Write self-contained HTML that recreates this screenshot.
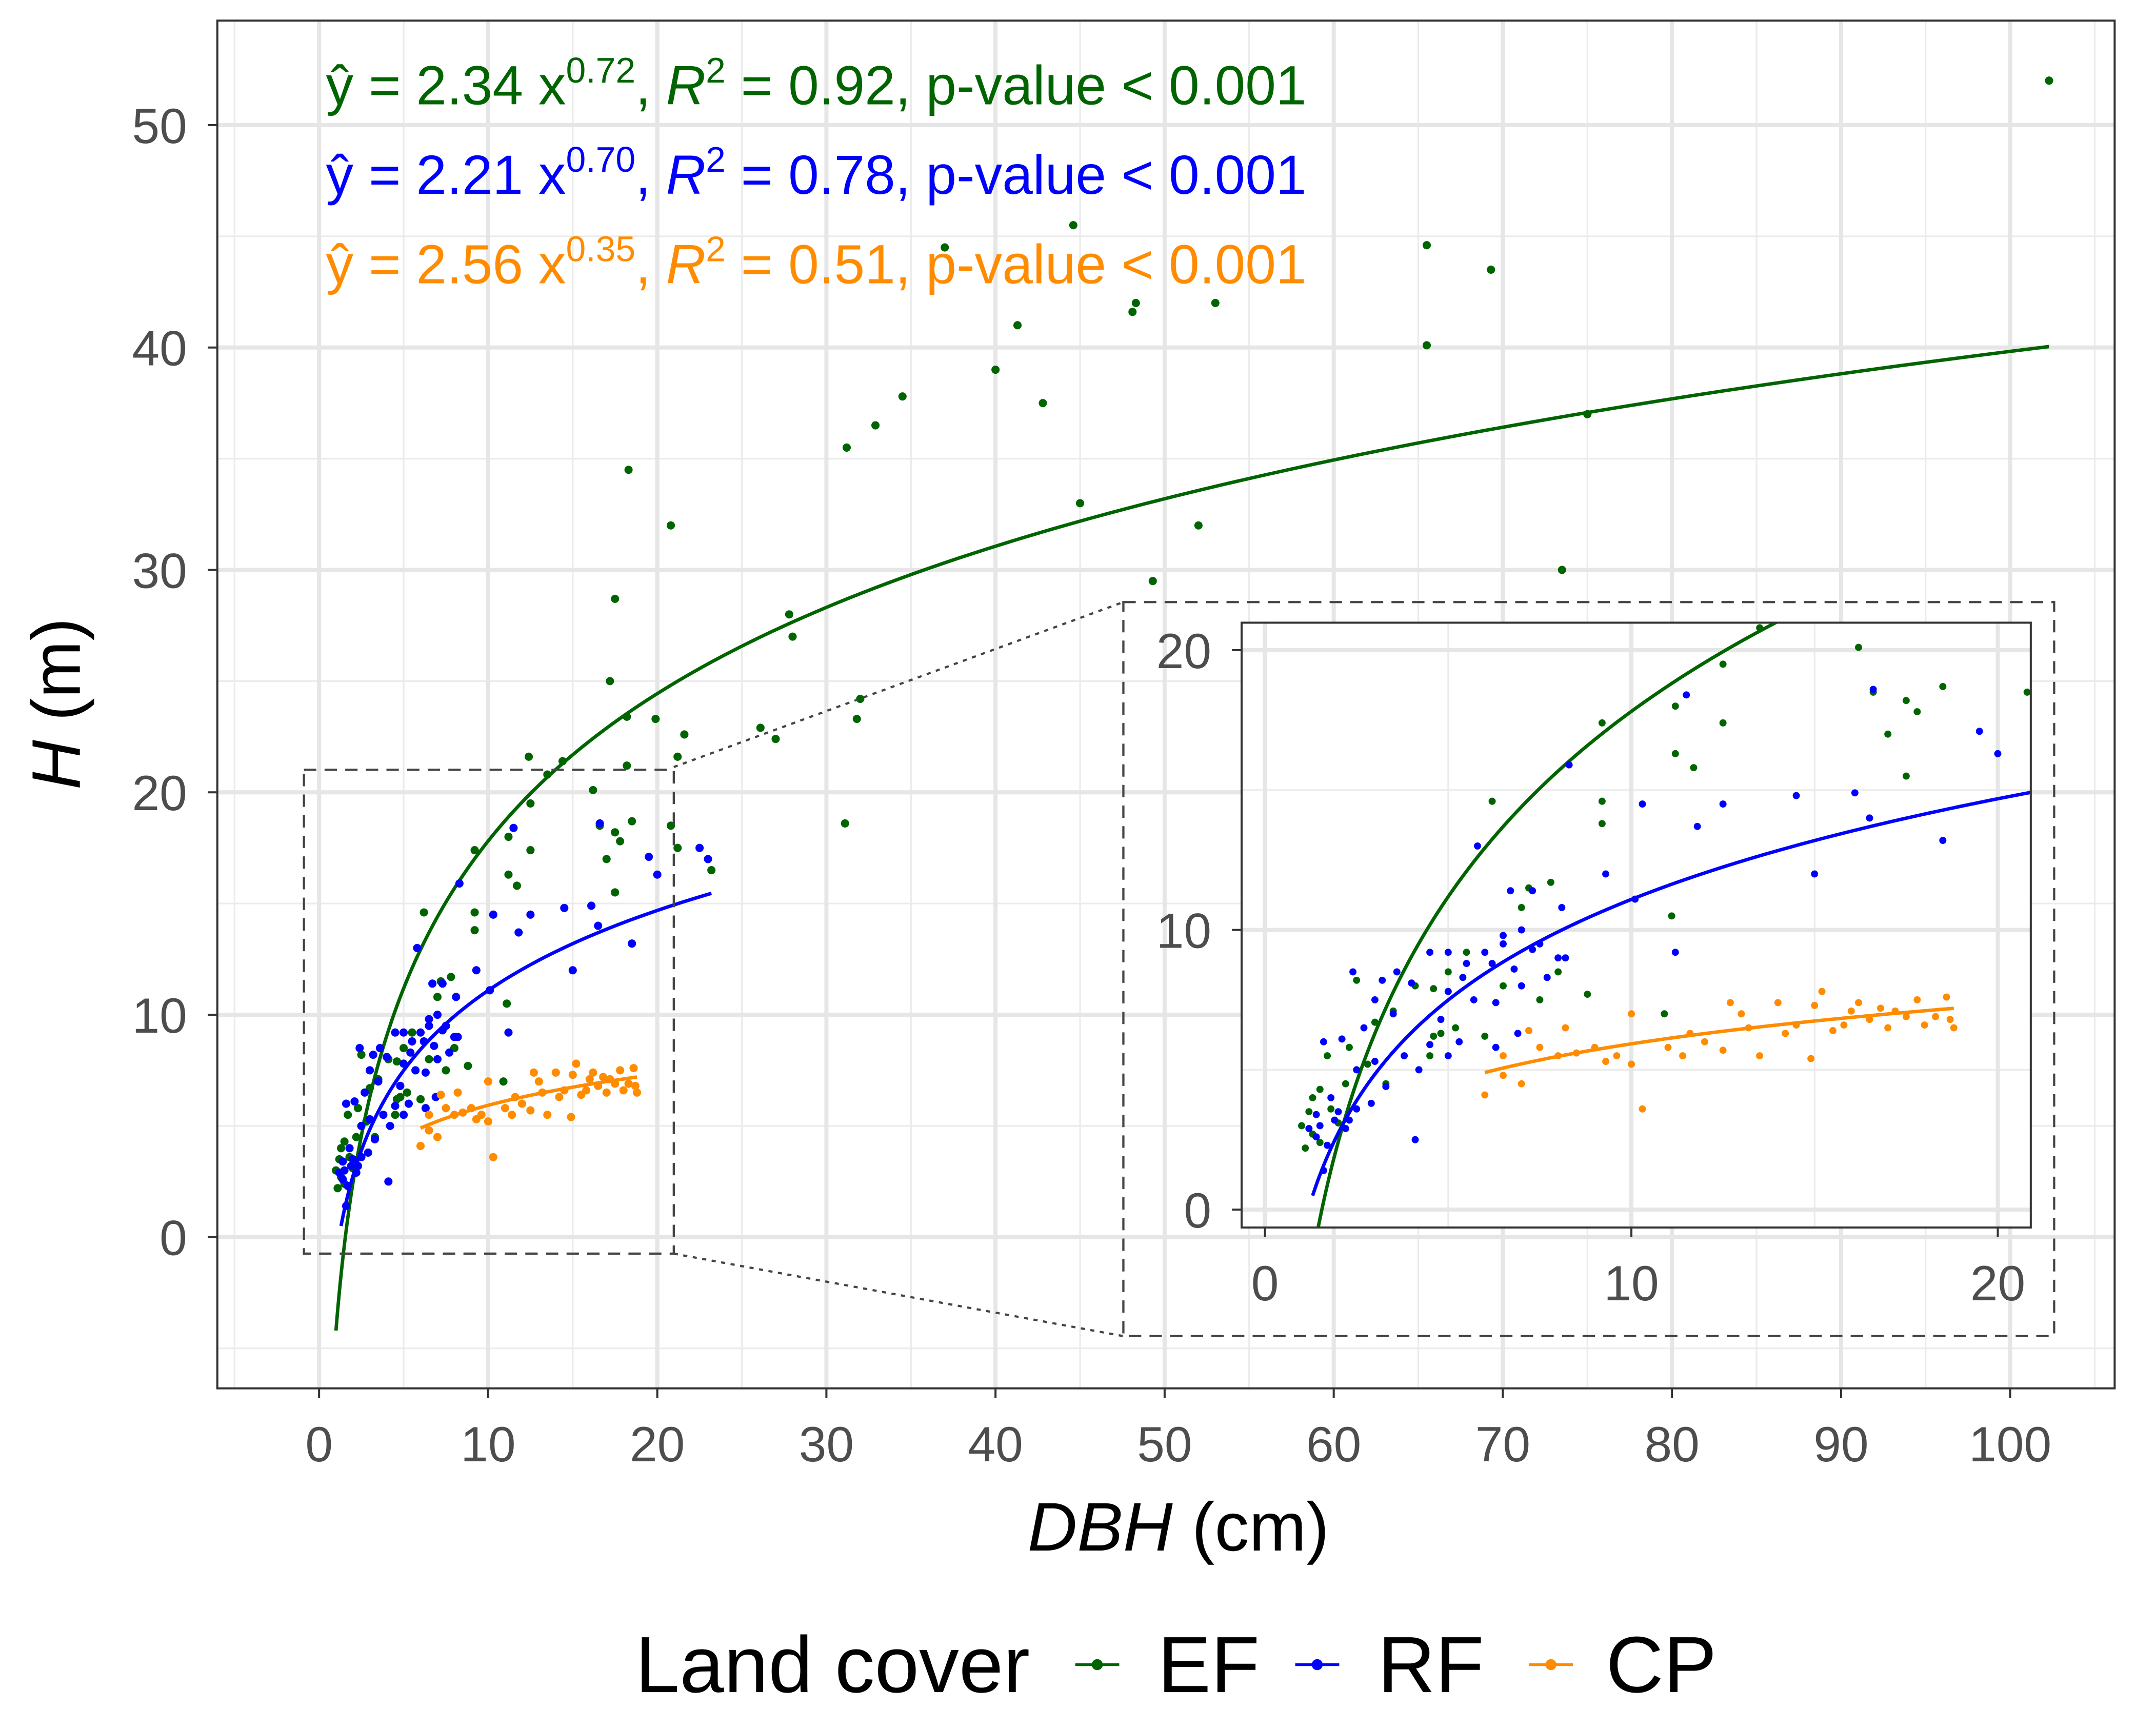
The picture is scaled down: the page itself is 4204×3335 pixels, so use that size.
<!DOCTYPE html>
<html><head><meta charset="utf-8"><style>
html,body{margin:0;padding:0;background:#fff}
svg{display:block;font-family:"Liberation Sans",Arial,sans-serif}
</style></head><body>
<svg id="chart" width="4204" height="3335" viewBox="0 0 1568 1244" xmlns="http://www.w3.org/2000/svg">
<defs>
<clipPath id="mainclip"><rect x="158" y="15" width="1380" height="995"/></clipPath>
<clipPath id="insetclip"><rect x="903" y="453" width="574" height="440"/></clipPath>
</defs>
<rect x="0" y="0" width="1568" height="1244" fill="#fff"/>
<g id="main-grid"></g>
<g id="main-marks" clip-path="url(#mainclip)"></g>
<rect x="158" y="15" width="1380" height="995" fill="none" stroke="#333" stroke-width="1.5"/>
<g id="main-axes"></g>
<g fill="none" stroke="#444" stroke-width="1.6">
<rect x="221" y="560" width="269" height="352" stroke-dasharray="9,6"/>
<line x1="490" y1="558" x2="817" y2="438" stroke-dasharray="3,4"/>
<line x1="490" y1="912" x2="817" y2="972" stroke-dasharray="3,4"/>
<rect x="817" y="438" width="677" height="534" stroke-dasharray="9,6"/>
</g>
<rect x="903" y="453" width="574" height="440" fill="#fff"/>
<g id="inset-grid"></g>
<g id="inset-marks" clip-path="url(#insetclip)"></g>
<rect x="903" y="453" width="574" height="440" fill="none" stroke="#333" stroke-width="1.5"/>
<g id="inset-axes"></g>
<g font-size="40">
<text x="237" y="76" fill="#006400">ŷ = 2.34 x<tspan font-size="26" dy="-16">0.72</tspan><tspan dy="16">, </tspan><tspan font-style="italic">R</tspan><tspan font-size="26" dy="-16">2</tspan><tspan dy="16"> = 0.92, p-value &lt; 0.001</tspan></text>
<text x="237" y="141" fill="#0000ff">ŷ = 2.21 x<tspan font-size="26" dy="-16">0.70</tspan><tspan dy="16">, </tspan><tspan font-style="italic">R</tspan><tspan font-size="26" dy="-16">2</tspan><tspan dy="16"> = 0.78, p-value &lt; 0.001</tspan></text>
<text x="237" y="206" fill="#ff8c00">ŷ = 2.56 x<tspan font-size="26" dy="-16">0.35</tspan><tspan dy="16">, </tspan><tspan font-style="italic">R</tspan><tspan font-size="26" dy="-16">2</tspan><tspan dy="16"> = 0.51, p-value &lt; 0.001</tspan></text>
</g>
<text x="857" y="1128" font-size="50" text-anchor="middle" fill="#000"><tspan font-style="italic">DBH</tspan> (cm)</text>
<text transform="translate(58,512) rotate(-90)" font-size="50" text-anchor="middle" fill="#000"><tspan font-style="italic">H</tspan> (m)</text>
<g font-size="58" fill="#000">
<text x="462" y="1231">Land cover</text>
<g><line x1="782" y1="1211" x2="814" y2="1211" stroke="#006400" stroke-width="2"/><circle cx="798" cy="1211" r="4" fill="#006400"/><text x="842" y="1231">EF</text></g>
<g><line x1="942" y1="1211" x2="974" y2="1211" stroke="#0000ff" stroke-width="2"/><circle cx="958" cy="1211" r="4" fill="#0000ff"/><text x="1002" y="1231">RF</text></g>
<g><line x1="1112" y1="1211" x2="1144" y2="1211" stroke="#ff8c00" stroke-width="2"/><circle cx="1128" cy="1211" r="4" fill="#ff8c00"/><text x="1168" y="1231">CP</text></g>
</g>
</svg>
<script>
const efX=[102.3,44.6,65.5,69.3,37,65.5,41.3,40,48.3,48.1,53,42.8,34.5,32.9,31.2,75,45,52,49.3,73.5,18.3,20.8,17.5,27.8,28,17.2,18.2,19.9,21.6,26.1,27,32,31.8,31.1,21.2,18.2,12.4,14.4,13.5,16.2,17.5,16.6,18.5,21.2,17.8,11.2,12.5,9.2,17,12.5,11.2,11.7,17.5,9.2,6.2,9.2,7.8,7.2,11.1,7,5.5,8.8,10.9,5,4.6,4.1,3.5,3,4.6,5.2,4.8,2.5,2.3,2.8,3.3,1.7,1.5,1.3,1.2,1,1.3,1.1,1.5,2,1.8,2.2,4.5,6,7.5,8,6.5,23.2,20.8];
const efY=[52,45.5,44.6,43.5,44.5,40.1,41,39,42,41.6,42,37.5,37.8,36.5,35.5,37,33,32,29.5,30,34.5,32,28.7,28,27,25,23.4,23.3,22.6,22.9,22.4,24.2,23.3,18.6,21.6,21.2,21.6,21.4,20.8,20.1,18.2,18.5,18.7,17.5,17.8,18,17.4,17.4,17,19.5,16.3,15.8,15.5,14.6,14.6,13.8,11.7,11.5,10.5,10.8,9.2,7.7,7.0,8.5,7.9,8,7.1,6.7,6.2,6.5,6.3,8.2,5.8,5.2,4.5,5.5,4.3,4,3.5,3,2.7,2.2,2.4,3.1,3.6,4.5,5.5,6.2,7.5,8.5,8,16.5,18.5];
const rfX=[22.5,23,19.5,20,16.6,14.5,15,16.1,16.5,18.5,11.5,12.5,10.3,8.3,11.2,11.8,10.1,9.3,5.8,6.7,7.3,8.1,4.5,5,6,6.5,7,7.5,8,6.2,6.8,7.7,5.4,5.7,5.3,4.8,4,3.6,3.2,2.4,3,3.5,2.7,2.1,1.6,4.1,2.9,4.2,2.5,3,3.3,1.8,2,2.3,1.5,1.4,1.7,1.6,1.9,2.2,2.5,1.2,1.4,7,7.3,8.2,6.5,5.5,6.3,5,3.8,4.5,5,6.3,6.9];
const rfY=[17.5,17,17.1,16.3,18.6,14.8,12,14.9,14,13.2,18.4,14.5,14.5,15.9,9.2,13.7,11.1,12,13,11.4,11.4,10.8,9.2,9.2,9.2,9.5,10,9.5,9,8.8,8.6,8.3,8.3,7.5,6,6.8,8.1,8.5,8.2,8.5,7.5,7,6.5,6.1,6,2.5,3.8,5,5,5.3,4.4,4,3.5,3.2,3,2.6,2.3,1.4,3.2,2.9,3.6,2.9,3.4,8,9.3,9,9.8,8.8,7.4,7.8,5.5,5.9,5.5,5.8,6.3];
const cpX=[6,6.5,6.5,7,7.2,7.5,8,8.5,9,9.3,9.6,10,10.3,10,11,11.4,11.6,12,12.5,13,13.2,13.5,14,14.2,14.5,15,15.2,15.5,15.8,16,16.2,16.5,17,17.2,17.5,17.8,18,18.3,18.6,18.7,18.8,14.9,12.7,8.2,16.8];
const cpY=[4.1,4.8,5.5,4.5,6.4,5.8,5.5,5.6,5.8,5.3,5.5,5.2,3.6,7,5.8,5.5,6.3,6,5.7,7,6.5,5.5,7.4,6.3,6.6,7.3,7.8,6.4,6.6,7.1,7.4,6.8,6.5,7.1,6.9,7.5,6.6,6.9,7.6,6.8,6.5,5.4,7.4,6.5,7.2];
const fitA=[-4.2,-0.86,1.3];
const fitB=[9.56,5.19,2.01];
const fitRange=[[1.0,102.3],[1.3,23.2],[6,18.8]];
const colors=['#006400','#0000ff','#ff8c00'];
const names=['ef','rf','cp'];
const series=[[efX,efY],[rfX,rfY],[cpX,cpY]];
const mainXTicks=[0,10,20,30,40,50,60,70,80,90,100];
const mainYTicks=[0,10,20,30,40,50];
const insetTicks=[0,10,20];

const NS='http://www.w3.org/2000/svg';
function mk(tag,attrs,parent){const e=document.createElementNS(NS,tag);for(const k in attrs)e.setAttribute(k,attrs[k]);parent.appendChild(e);return e;}
const mx=v=>232+v*12.3, my=v=>900-v*16.18;
const ix=v=>920+v*26.65, iy=v=>880-v*20.35;

function grid(g,xs,ys,minX,minY,sx,sy,x0,x1,y0,y1){
  minX.forEach(v=>mk('line',{x1:sx(v),x2:sx(v),y1:y0,y2:y1,stroke:'#ebebeb','stroke-width':1.2},g));
  minY.forEach(v=>mk('line',{x1:x0,x2:x1,y1:sy(v),y2:sy(v),stroke:'#ebebeb','stroke-width':1.2},g));
  xs.forEach(v=>mk('line',{x1:sx(v),x2:sx(v),y1:y0,y2:y1,stroke:'#e6e6e6','stroke-width':3},g));
  ys.forEach(v=>mk('line',{x1:x0,x2:x1,y1:sy(v),y2:sy(v),stroke:'#e6e6e6','stroke-width':3},g));
}
grid(document.getElementById('main-grid'),mainXTicks,mainYTicks,mainXTicks.map(v=>v+5).concat([-5]),[-5,5,15,25,35,45],mx,my,158,1538,15,1010);
grid(document.getElementById('inset-grid'),insetTicks,insetTicks,[5,15],[5,15],ix,iy,903,1477,453,893);

function marks(g,sx,sy,r){
  series.forEach((s,k)=>{
    const [a,b]=fitRange[k];let d='';
    for(let i=0;i<=200;i++){const x=a*Math.pow(b/a,i/200);const y=fitA[k]+fitB[k]*Math.log(x);d+=(i?'L':'M')+sx(x).toFixed(2)+','+sy(y).toFixed(2);}
    const p=mk('path',{d:d,fill:'none',stroke:colors[k],'stroke-width':2.5},g);
    
    
  });
  series.forEach((s,k)=>{
    s[0].forEach((x,i)=>{
      const c=mk('circle',{cx:sx(x),cy:sy(s[1][i]),r:r,fill:colors[k]},g);
      
      
    });
  });
}
marks(document.getElementById('main-marks'),mx,my,3);
marks(document.getElementById('inset-marks'),ix,iy,2.6);

function axes(g,xt,yt,sx,sy,xb,yl,fs){
  xt.forEach(v=>{mk('line',{x1:sx(v),x2:sx(v),y1:xb,y2:xb+7,stroke:'#333','stroke-width':1.5},g);
    const t=mk('text',{x:sx(v),y:xb+53,'font-size':fs,'text-anchor':'middle',fill:'#4d4d4d'},g);t.textContent=v;
    
    });
  yt.forEach(v=>{mk('line',{x1:yl-7,x2:yl,y1:sy(v),y2:sy(v),stroke:'#333','stroke-width':1.5},g);
    const t=mk('text',{x:yl-22,y:sy(v)+13,'font-size':fs,'text-anchor':'end',fill:'#4d4d4d'},g);t.textContent=v;
    
    });
}
axes(document.getElementById('main-axes'),mainXTicks,mainYTicks,mx,my,1010,158,36);
axes(document.getElementById('inset-axes'),insetTicks,insetTicks,ix,iy,893,903,36);
</script>
</body></html>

========

▸ **What is expected**: Every line holding "that" should be copied out.

▸ **Exercise answer**:
Write self-contained HTML that recreates this screenshot.
The picture is scaled down: the page itself is 4204×3335 pixels, so use that size.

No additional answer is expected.